> _The data_:
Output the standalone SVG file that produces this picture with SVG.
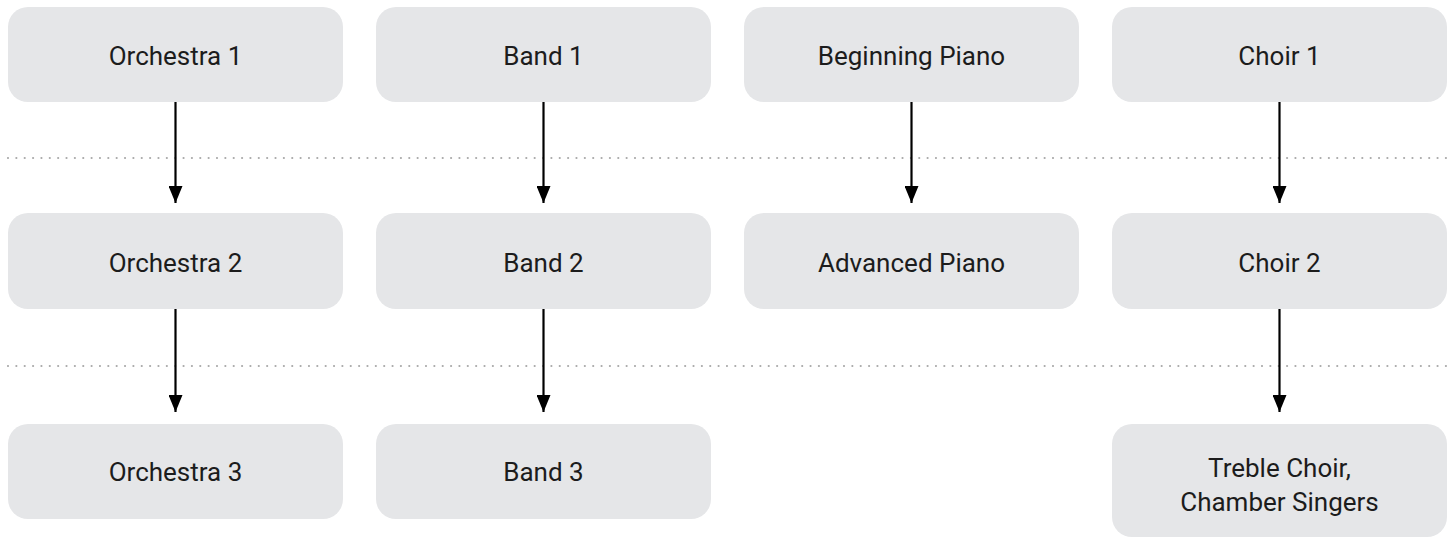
--
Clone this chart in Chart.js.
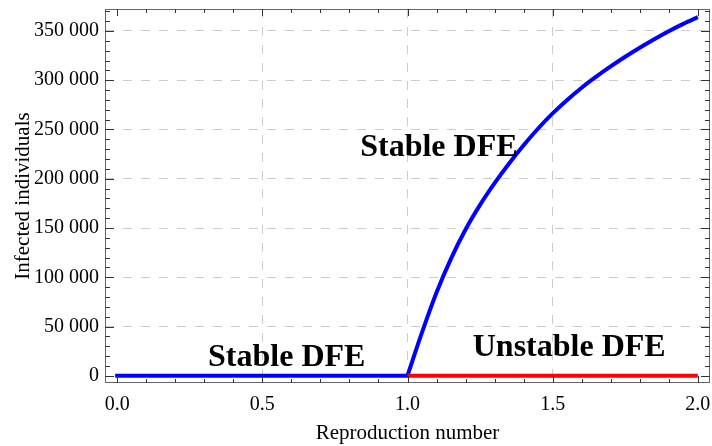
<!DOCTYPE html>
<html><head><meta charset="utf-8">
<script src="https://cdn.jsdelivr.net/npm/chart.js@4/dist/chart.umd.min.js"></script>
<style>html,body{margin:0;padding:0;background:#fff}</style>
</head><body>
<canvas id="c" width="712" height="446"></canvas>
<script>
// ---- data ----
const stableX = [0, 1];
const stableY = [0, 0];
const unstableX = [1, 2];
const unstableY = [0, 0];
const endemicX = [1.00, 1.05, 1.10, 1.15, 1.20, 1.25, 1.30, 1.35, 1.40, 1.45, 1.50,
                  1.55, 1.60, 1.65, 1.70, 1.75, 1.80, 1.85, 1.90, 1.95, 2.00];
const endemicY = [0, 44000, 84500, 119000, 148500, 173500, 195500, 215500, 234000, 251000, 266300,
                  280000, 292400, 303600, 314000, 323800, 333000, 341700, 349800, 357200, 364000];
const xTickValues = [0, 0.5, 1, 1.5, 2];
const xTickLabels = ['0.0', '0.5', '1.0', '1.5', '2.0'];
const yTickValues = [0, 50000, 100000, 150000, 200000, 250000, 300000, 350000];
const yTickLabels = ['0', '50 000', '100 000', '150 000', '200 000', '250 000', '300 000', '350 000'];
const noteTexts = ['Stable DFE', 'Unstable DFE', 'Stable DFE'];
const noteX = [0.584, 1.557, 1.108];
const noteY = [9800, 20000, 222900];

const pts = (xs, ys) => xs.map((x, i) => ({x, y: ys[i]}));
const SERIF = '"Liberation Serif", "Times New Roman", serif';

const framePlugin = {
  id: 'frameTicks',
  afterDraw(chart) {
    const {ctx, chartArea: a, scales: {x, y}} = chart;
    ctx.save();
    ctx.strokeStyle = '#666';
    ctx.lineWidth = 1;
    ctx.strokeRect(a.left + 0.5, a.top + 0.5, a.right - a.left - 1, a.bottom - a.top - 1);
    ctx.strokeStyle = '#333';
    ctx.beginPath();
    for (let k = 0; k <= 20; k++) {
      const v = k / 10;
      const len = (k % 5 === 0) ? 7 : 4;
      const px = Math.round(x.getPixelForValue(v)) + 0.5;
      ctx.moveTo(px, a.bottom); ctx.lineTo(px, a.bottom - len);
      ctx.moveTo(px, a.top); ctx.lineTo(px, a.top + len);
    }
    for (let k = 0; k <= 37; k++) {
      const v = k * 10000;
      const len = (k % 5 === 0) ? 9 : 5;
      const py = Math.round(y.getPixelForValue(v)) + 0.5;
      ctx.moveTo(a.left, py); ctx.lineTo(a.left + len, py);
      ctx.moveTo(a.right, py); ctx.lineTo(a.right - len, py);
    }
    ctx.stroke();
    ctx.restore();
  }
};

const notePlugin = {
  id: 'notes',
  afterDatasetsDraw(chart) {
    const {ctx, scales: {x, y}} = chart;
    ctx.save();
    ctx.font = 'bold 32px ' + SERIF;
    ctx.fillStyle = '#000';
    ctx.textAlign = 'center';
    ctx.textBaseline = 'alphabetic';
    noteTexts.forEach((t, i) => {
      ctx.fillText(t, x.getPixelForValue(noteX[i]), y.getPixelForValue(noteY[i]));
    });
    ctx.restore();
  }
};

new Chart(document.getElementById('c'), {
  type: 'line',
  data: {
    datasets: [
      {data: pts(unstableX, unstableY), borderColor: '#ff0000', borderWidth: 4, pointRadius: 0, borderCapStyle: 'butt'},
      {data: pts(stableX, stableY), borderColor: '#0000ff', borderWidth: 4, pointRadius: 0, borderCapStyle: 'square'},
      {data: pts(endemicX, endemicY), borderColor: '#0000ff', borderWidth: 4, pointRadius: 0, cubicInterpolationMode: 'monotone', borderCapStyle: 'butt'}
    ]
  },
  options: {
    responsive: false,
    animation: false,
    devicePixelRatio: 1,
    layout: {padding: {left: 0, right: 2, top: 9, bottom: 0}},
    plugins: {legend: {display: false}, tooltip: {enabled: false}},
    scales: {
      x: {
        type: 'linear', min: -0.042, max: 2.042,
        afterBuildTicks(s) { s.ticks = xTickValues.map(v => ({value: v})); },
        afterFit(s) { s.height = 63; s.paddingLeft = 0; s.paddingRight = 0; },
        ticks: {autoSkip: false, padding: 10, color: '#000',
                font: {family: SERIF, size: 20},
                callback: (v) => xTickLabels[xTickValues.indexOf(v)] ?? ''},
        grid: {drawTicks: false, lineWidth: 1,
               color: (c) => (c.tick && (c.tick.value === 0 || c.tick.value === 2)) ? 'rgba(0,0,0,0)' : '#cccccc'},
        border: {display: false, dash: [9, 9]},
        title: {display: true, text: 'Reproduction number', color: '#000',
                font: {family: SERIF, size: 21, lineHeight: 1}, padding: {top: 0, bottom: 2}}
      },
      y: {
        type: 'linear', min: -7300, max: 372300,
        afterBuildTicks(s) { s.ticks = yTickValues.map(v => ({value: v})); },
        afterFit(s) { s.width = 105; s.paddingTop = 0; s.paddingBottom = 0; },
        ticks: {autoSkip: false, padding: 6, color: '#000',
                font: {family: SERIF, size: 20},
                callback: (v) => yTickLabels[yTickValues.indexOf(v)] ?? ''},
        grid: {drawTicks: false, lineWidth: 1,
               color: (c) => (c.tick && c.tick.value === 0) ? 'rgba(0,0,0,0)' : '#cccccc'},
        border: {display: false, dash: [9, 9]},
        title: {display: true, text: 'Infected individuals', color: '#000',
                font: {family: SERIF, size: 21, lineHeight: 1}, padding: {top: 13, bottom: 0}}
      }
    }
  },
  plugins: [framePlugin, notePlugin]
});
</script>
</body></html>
--
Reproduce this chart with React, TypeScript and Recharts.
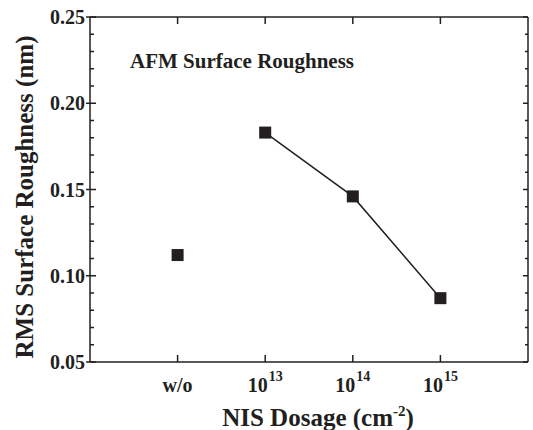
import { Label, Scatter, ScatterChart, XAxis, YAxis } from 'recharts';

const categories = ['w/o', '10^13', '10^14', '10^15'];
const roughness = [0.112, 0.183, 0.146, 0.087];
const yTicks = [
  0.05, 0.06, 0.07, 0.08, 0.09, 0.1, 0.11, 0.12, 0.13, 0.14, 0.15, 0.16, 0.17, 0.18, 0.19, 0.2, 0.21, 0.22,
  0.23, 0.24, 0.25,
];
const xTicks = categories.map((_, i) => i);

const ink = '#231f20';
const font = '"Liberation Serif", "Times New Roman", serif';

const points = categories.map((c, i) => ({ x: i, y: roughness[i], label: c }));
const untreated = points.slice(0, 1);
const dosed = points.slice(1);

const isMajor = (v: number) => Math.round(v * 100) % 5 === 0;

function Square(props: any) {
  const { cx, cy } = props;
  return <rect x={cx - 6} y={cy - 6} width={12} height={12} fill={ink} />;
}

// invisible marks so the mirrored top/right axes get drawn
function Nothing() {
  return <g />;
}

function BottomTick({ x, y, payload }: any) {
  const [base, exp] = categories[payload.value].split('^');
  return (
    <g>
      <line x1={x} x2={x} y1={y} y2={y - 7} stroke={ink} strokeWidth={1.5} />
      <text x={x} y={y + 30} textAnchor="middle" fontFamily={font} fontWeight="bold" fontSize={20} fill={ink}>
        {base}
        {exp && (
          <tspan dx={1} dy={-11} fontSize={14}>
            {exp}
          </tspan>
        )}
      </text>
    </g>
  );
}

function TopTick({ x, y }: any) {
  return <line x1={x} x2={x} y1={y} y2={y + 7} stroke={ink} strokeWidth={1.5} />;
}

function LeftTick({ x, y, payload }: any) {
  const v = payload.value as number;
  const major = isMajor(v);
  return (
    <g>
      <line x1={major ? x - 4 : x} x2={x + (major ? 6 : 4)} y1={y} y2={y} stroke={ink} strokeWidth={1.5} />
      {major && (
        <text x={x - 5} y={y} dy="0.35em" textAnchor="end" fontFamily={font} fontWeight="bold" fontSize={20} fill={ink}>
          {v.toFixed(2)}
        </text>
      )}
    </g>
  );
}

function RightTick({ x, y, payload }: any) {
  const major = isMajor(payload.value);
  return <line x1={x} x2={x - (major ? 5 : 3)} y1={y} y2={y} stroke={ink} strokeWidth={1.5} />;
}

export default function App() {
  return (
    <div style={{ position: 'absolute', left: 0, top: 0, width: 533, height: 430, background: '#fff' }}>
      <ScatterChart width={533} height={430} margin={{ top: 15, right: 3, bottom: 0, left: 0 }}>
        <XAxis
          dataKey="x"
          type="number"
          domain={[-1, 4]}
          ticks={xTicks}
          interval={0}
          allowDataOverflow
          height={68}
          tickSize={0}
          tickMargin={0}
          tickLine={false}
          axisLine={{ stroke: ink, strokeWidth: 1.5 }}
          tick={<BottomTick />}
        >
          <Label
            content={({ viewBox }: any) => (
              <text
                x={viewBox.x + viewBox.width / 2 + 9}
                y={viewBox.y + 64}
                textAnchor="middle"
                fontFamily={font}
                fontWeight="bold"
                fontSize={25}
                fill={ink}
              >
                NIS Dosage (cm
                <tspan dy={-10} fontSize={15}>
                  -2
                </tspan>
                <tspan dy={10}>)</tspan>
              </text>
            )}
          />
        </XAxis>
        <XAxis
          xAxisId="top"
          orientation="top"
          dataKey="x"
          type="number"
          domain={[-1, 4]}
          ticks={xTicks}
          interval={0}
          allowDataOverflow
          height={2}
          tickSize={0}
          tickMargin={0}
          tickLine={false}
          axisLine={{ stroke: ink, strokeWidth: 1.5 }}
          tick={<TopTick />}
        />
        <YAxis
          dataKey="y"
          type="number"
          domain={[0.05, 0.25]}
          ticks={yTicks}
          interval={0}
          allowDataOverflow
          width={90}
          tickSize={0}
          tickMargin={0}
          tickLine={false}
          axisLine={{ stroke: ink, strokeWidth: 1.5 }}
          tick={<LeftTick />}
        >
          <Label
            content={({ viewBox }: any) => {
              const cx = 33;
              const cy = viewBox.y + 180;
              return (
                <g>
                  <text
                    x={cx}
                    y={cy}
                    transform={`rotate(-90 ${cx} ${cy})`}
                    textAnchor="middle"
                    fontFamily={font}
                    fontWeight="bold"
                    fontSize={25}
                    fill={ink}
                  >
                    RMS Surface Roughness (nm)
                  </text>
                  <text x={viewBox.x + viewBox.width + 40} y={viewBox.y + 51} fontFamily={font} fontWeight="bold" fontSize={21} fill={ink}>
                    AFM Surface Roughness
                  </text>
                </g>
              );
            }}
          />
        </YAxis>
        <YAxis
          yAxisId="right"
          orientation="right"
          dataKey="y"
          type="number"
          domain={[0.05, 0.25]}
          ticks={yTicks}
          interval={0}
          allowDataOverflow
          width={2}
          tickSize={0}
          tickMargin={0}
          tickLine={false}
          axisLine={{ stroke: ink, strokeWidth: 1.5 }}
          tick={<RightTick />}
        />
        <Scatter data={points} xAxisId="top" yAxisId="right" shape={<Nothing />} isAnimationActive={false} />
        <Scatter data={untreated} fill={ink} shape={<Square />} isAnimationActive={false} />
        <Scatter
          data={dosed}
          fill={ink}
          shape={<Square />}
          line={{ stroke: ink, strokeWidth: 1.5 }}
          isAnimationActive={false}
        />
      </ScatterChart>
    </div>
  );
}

> _Task brief_: Copy out every line where the word "with" occurs.

> _Answer for the task_:
Output the standalone SVG file that produces this picture with SVG.
Reproduce this chart with React, TypeScript and Recharts.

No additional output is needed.